Monday, February 16, 2015

Review: Red Queen by Victoria Aveyard

Release date: February 10, 2015
Author info: Website | Twitter
Publisher: HarperTeen
Pages: 383
Format: Egalley
Source: Published provided for review through Edelweiss
Buy the book: Barnes & Noble | Amazon | The Book Depository
Graceling meets The Selection in debut novelist Victoria Aveyard's sweeping tale of seventeen-year-old Mare, a common girl whose once-latent magical power draws her into the dangerous intrigue of the king's palace. Will her power save her or condemn her?

Mare Barrow's world is divided by blood--those with common, Red blood serve the Silver- blooded elite, who are gifted with superhuman abilities. Mare is a Red, scraping by as a thief in a poor, rural village, until a twist of fate throws her in front of the Silver court. Before the king, princes, and all the nobles, she discovers she has an ability of her own.

To cover up this impossibility, the king forces her to play the role of a lost Silver princess and betroths her to one of his own sons. As Mare is drawn further into the Silver world, she risks everything and uses her new position to help the Scarlet Guard--a growing Red rebellion--even as her heart tugs her in an impossible direction. One wrong move can lead to her death, but in the dangerous game she plays, the only certainty is betrayal.
At this point, I'm sure most of us have an idea of what Red Queen is about and are aware of the excitement surrounding the book. So obviously, I started reading with much excitement. And while parts of the world are interesting and original, and I know I'll be reading the rest of the series, I can't say Red Queen was a truly outstanding read.

Maybe part of my problem in reading is that the genre is chock full. It's simply too hard to have a book that's dystopian in any way that doesn't, in some way, remind us of others. Nonetheless, Red Queen almost never excited me. My heart didn't race, my emotions never overwhelmed me. There are moments near the end when things finally get a bit unpredictable, and that's the best part of the book.  When Red Queen isn't relying on tropes, it gets good. Otherwise, it's lackluster.

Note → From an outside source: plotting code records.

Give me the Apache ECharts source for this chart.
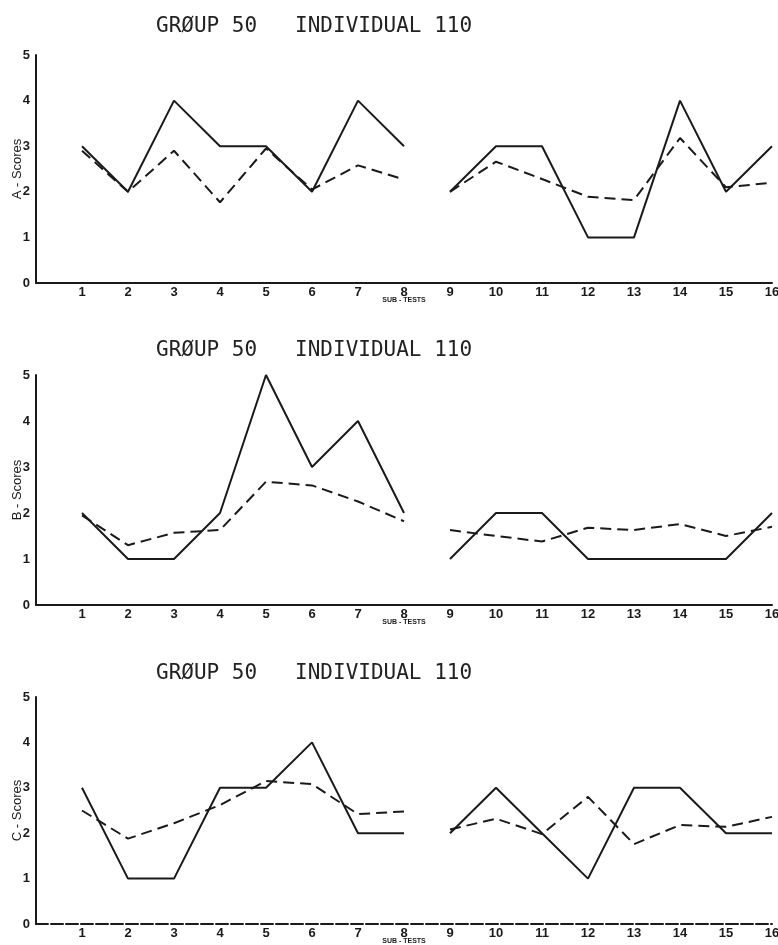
<!DOCTYPE html>
<html>
<head>
<meta charset="utf-8">
<script src="https://cdn.jsdelivr.net/npm/echarts@6/dist/echarts.min.js"></script>
<style>
  html, body { margin: 0; padding: 0; background: #fff; }
  #chart { width: 778px; height: 945px; }
</style>
</head>
<body>
<div id="chart"></div>
<script>
// three score profiles for one individual, 16 sub-tests, break between 8 and 9
const tests = [1, 2, 3, 4, 5, 6, 7, 8, 9, 10, 11, 12, 13, 14, 15, 16]
const yTicks = [0, 1, 2, 3, 4, 5]
const titleText = 'GRØUP 50   INDIVIDUAL 110'
const scoreNames = ['A - Scores', 'B - Scores', 'C - Scores']

// solid = individual, dashed = group mean
const aSolid  = [3, 2, 4, 3, 3, 2, 4, 3, 2, 3, 3, 1, 1, 4, 2, 3]
const aDashed = [2.9, 2.0, 2.9, 1.77, 2.95, 2.05, 2.58, 2.27, 2.0, 2.66, 2.28, 1.89, 1.82, 3.18, 2.1, 2.2]
const bSolid  = [2, 1, 1, 2, 5, 3, 4, 2, 1, 2, 2, 1, 1, 1, 1, 2]
const bDashed = [1.95, 1.3, 1.57, 1.63, 2.68, 2.6, 2.25, 1.82, 1.63, 1.5, 1.38, 1.68, 1.63, 1.76, 1.5, 1.7]
const cSolid  = [3, 1, 1, 3, 3, 4, 2, 2, 2, 3, 2, 1, 3, 3, 2, 2]
const cDashed = [2.5, 1.88, 2.22, 2.62, 3.15, 3.08, 2.42, 2.48, 2.08, 2.32, 1.98, 2.8, 1.76, 2.18, 2.14, 2.36]

const panels = [
  { solid: aSolid, dashed: aDashed, top: 55, height: 228, titleTop: 11 },
  { solid: bSolid, dashed: bDashed, top: 375, height: 230, titleTop: 335 },
  { solid: cSolid, dashed: cDashed, top: 697, height: 227, titleTop: 658 }
]

const ink = '#1a1a1a'
const tickFont = 'Liberation Sans Narrow, Liberation Sans, sans-serif'

// split a row of scores into the two halves (1-8, 9-16)
function halves(values) {
  const pts = tests.map((t, i) => [t, values[i]])
  return [pts.slice(0, 8), pts.slice(8)]
}

const chart = echarts.init(document.getElementById('chart'))

const grid = [], xAxis = [], yAxis = [], series = [], title = []
panels.forEach((p, k) => {
  grid.push({ left: 36, right: 6, top: p.top, height: p.height, outerBoundsMode: 'none', containLabel: false })
  title.push({
    text: titleText, left: 151, top: p.titleTop,
    textStyle: { fontFamily: 'DejaVu Sans Mono, monospace', fontSize: 21, fontWeight: 'normal', color: '#222' }
  })
  xAxis.push({
    gridIndex: k, type: 'value', min: 0, max: 16, interval: 1,
    name: 'SUB - TESTS', nameLocation: 'middle', nameGap: 14, nameMoveOverlap: false,
    nameTextStyle: { fontSize: 7, fontWeight: 'bold', color: ink, fontFamily: tickFont },
    axisLine: { lineStyle: { color: ink, width: 2, type: k === 2 ? [12, 3] : 'solid' } },
    axisTick: { show: false },
    splitLine: { show: false },
    axisLabel: {
      margin: 3, color: ink, fontSize: 13, fontWeight: 'bold', fontFamily: tickFont,
      formatter: v => (v === 0 ? '' : String(v))
    }
  })
  yAxis.push({
    gridIndex: k, type: 'value', min: 0, max: 5, interval: 1,
    name: scoreNames[k], nameLocation: 'middle', nameGap: 12, nameRotate: 90, nameMoveOverlap: false,
    nameTextStyle: { fontSize: 13, color: ink, fontFamily: 'Liberation Sans, sans-serif' },
    axisLine: { show: true, lineStyle: { color: ink, width: 2 } },
    axisTick: { show: false },
    splitLine: { show: false },
    axisLabel: {
      margin: 6, color: ink, fontSize: 13, fontWeight: 'bold', fontFamily: tickFont,
      formatter: v => String(yTicks[v])
    }
  })
  halves(p.solid).forEach(d => series.push({
    type: 'line', xAxisIndex: k, yAxisIndex: k, data: d, symbol: 'none', silent: true,
    lineStyle: { color: ink, width: 2 }
  }))
  halves(p.dashed).forEach(d => series.push({
    type: 'line', xAxisIndex: k, yAxisIndex: k, data: d, symbol: 'none', silent: true,
    lineStyle: { color: ink, width: 2, type: [11, 6] }
  }))
})

chart.setOption({
  backgroundColor: '#fff',
  animation: false,
  title, grid, xAxis, yAxis, series
})
</script>
</body>
</html>
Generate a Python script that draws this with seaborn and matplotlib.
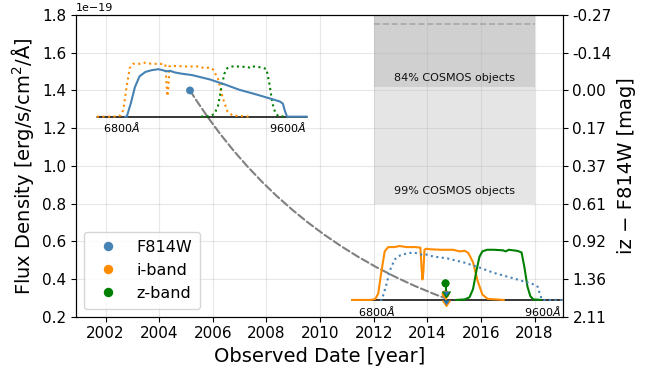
import numpy as np
import pandas as pd
import matplotlib
matplotlib.use("Agg")
import matplotlib.pyplot as plt
import seaborn as sns

# ---------------- data ----------------
band_names = ["F814W", "i-band", "z-band"]
band_colors = ["steelblue", "darkorange", "green"]
obs_year = [2005.15, 2014.68, 2014.68]
obs_flux = [1.40e-19, 0.32e-19, 0.377e-19]
upper_len = [0.0, 0.03e-19, 0.04e-19]

flux_ticks = [0.2e-19, 0.4e-19, 0.6e-19, 0.8e-19, 1.0e-19, 1.2e-19, 1.4e-19, 1.6e-19, 1.8e-19]
mag_labels = ["2.11", "1.36", "0.92", "0.61", "0.37", "0.17", "0.00", "-0.14", "-0.27"]
year_ticks = [2002, 2004, 2006, 2008, 2010, 2012, 2014, 2016, 2018]

cosmos_years = [2012, 2018]
cosmos99_range = [0.80e-19, 1.80e-19]
cosmos84_range = [1.42e-19, 1.80e-19]
cosmos_dash = 1.75e-19

# filter throughput curves (wavelength [A], normalised throughput)
i_wave = [6370, 6700, 6770, 6820, 6870, 6930, 6990, 7100, 7185, 7300, 7450, 7540, 7560, 7575, 7590, 7610, 7640,
          7700, 7900, 8100, 8210, 8300, 8360, 8440, 8520, 8600, 8690, 8970]
i_thru = [0.0, 0.0, 0.02, 0.12, 0.5, 0.9, 0.98, 0.98, 1.0, 0.98, 0.98, 0.97, 0.6, 0.38, 0.5, 0.93, 0.95,
          0.94, 0.93, 0.93, 0.9, 0.91, 0.87, 0.7, 0.35, 0.1, 0.02, 0.0]
z_wave = [8150, 8300, 8380, 8440, 8500, 8550, 8600, 8680, 8800, 8950, 9000, 9050, 9200, 9270, 9320, 9370, 9420, 9470, 9600]
z_thru = [0.0, 0.01, 0.05, 0.2, 0.55, 0.8, 0.9, 0.93, 0.93, 0.92, 0.9, 0.93, 0.91, 0.88, 0.6, 0.25, 0.07, 0.01, 0.0]
f_wave = [6850, 6880, 6950, 7020, 7100, 7200, 7300, 7420, 7500, 7560, 7620, 7700, 7800, 8000, 8300, 8550,
          8800, 9100, 9350, 9500, 9550, 9580, 9620, 9960]
f_thru = [0.0, 0.0, 0.25, 0.55, 0.75, 0.83, 0.86, 0.88, 0.86, 0.84, 0.85, 0.82, 0.8, 0.77, 0.69, 0.6,
          0.5, 0.41, 0.33, 0.28, 0.24, 0.12, 0.0, 0.0]
inset_wave_range = [6370, 9960]
inset_label_wave = [6790, 9630]

# ---------------- figure ----------------
sns.set_style("ticks")
plt.rcParams['font.family'] = ['DejaVu Sans']
for key in ["text.color", "axes.labelcolor", "xtick.color", "ytick.color", "axes.edgecolor"]:
    plt.rcParams[key] = "black"

fig, ax = plt.subplots(figsize=(6.57, 3.69), dpi=100)
fig.subplots_adjust(left=0.1157, right=0.8565, top=0.9593, bottom=0.1417)

ax.set_xlim(2000.9, 2019.05)
ax.set_ylim(0.2e-19, 1.8e-19)
ax.set_xticks(year_ticks)
ax.set_yticks(flux_ticks)
ax.grid(True, color="#b0b0b0", alpha=0.3, lw=0.8)
ax.tick_params(labelsize=11)

# COSMOS regions
ax.fill_between(cosmos_years, cosmos99_range[0], cosmos99_range[1], color="gray", alpha=0.2, lw=0, zorder=0.5)
ax.fill_between(cosmos_years, cosmos84_range[0], cosmos84_range[1], color="gray", alpha=0.2, lw=0, zorder=0.5)
ax.plot(cosmos_years, [cosmos_dash, cosmos_dash], ls="--", color="#a8a8a8", lw=1.2, zorder=0.6)
ax.text(np.mean(cosmos_years), cosmos84_range[0] + 0.045e-19, "84% COSMOS objects", ha="center", va="center",
        fontsize=8, color="#111111")
ax.text(np.mean(cosmos_years), cosmos99_range[0] + 0.065e-19, "99% COSMOS objects", ha="center", va="center",
        fontsize=8, color="#111111")

# connecting dashed curve
ax.annotate("", xy=(obs_year[1] - 0.05, 0.30e-19), xytext=(obs_year[0], obs_flux[0]),
            arrowprops=dict(arrowstyle="-", color="gray", linestyle="--", lw=1.5,
                            connectionstyle="arc3,rad=0.17", shrinkA=0, shrinkB=0), zorder=1.8)

# points
df = pd.DataFrame({"band": band_names, "year": obs_year, "flux": obs_flux})
pal = dict(zip(band_names, band_colors))
sns.scatterplot(data=df, x="year", y="flux", hue="band", palette=pal, s=32, edgecolor="none", ax=ax, zorder=3)
for k in [1, 2]:
    ax.errorbar(obs_year[k], obs_flux[k], yerr=upper_len[k], uplims=True, fmt="none",
                ecolor=band_colors[k], elinewidth=1.5, zorder=3)
ax.scatter([obs_year[2]], [obs_flux[2]], color=band_colors[2], s=32, zorder=4, edgecolor="none")
sns.move_legend(ax, "lower left", title=None, fontsize=11.5, labelspacing=0.5, markerscale=1.2,
                borderpad=0.5)

ax.set_xlabel("Observed Date [year]", fontsize=14)
ax.set_ylabel("Flux Density [erg/s/cm$^2$/Å]", fontsize=14)
ax.yaxis.get_offset_text().set_fontsize(8)

# insets with filter curves
def make_inset(x0_year, base_flux, styles):
    width = 7.83
    iax = ax.inset_axes([x0_year, base_flux, width, 0.286e-19], transform=ax.transData, zorder=2.5)
    iax.set_xlim(inset_wave_range)
    iax.set_ylim(0, 1)
    iax.set_xticks([])
    iax.set_yticks([])
    iax.patch.set_alpha(0)
    iax.axis("off")
    iax.plot(inset_wave_range, [0, 0], color="black", lw=1.1, clip_on=False, zorder=1)
    for (w, t, c, ls) in zip([i_wave, z_wave, f_wave], [i_thru, z_thru, f_thru],
                             ["darkorange", "green", "steelblue"], styles):
        sns.lineplot(x=w, y=t, color=c, ls=ls, lw=1.5, ax=iax, sort=False, estimator=None)
        iax.lines[-1].set_clip_on(False)
    for wl, lab in zip(inset_label_wave, ["6800$\\AA$", "9600$\\AA$"]):
        iax.text(wl, -0.2, lab, ha="center", va="center", fontsize=8, clip_on=False)
    return iax

make_inset(2001.68, 1.261e-19, [":", ":", "-"])
make_inset(2011.19, 0.289e-19, ["-", "-", ":"])

# right axis
ax2 = ax.twinx()
ax2.set_ylim(ax.get_ylim())
ax2.set_yticks(flux_ticks)
ax2.set_yticklabels(mag_labels)
ax2.tick_params(labelsize=11)
ax2.set_ylabel("iz \u2212 F814W [mag]", fontsize=14)
ax2.grid(False)

fig.savefig("out.png", dpi=100)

While Red Queen, as the first book in the series, is not the strongest, I can't say that doesn't mean the rest of the series won't be. (That's certainly happened for me before! Throne of Glass? Meh. Crown of Midnight and Heir of Fire? AMAZING.) I am far and away in the minority with my opinion, however. But, to me, as a introduction to the world and characters, Red Queen was interesting enough--we'll just have to see for the rest of the series.

About the author:

After growing up in small town Massachusetts, Victoria attended the University of Southern California in Los Angeles. She graduated with a BFA in Screenwriting, which is exactly the degree being sought after in a recession.

She tries her best to combine her love of history, explosions, and butt-kicking heroines in her writing. Her hobbies include the impossible task of predicting what happens next in A Song of Ice and Fire, road trips, and burning through Netflix.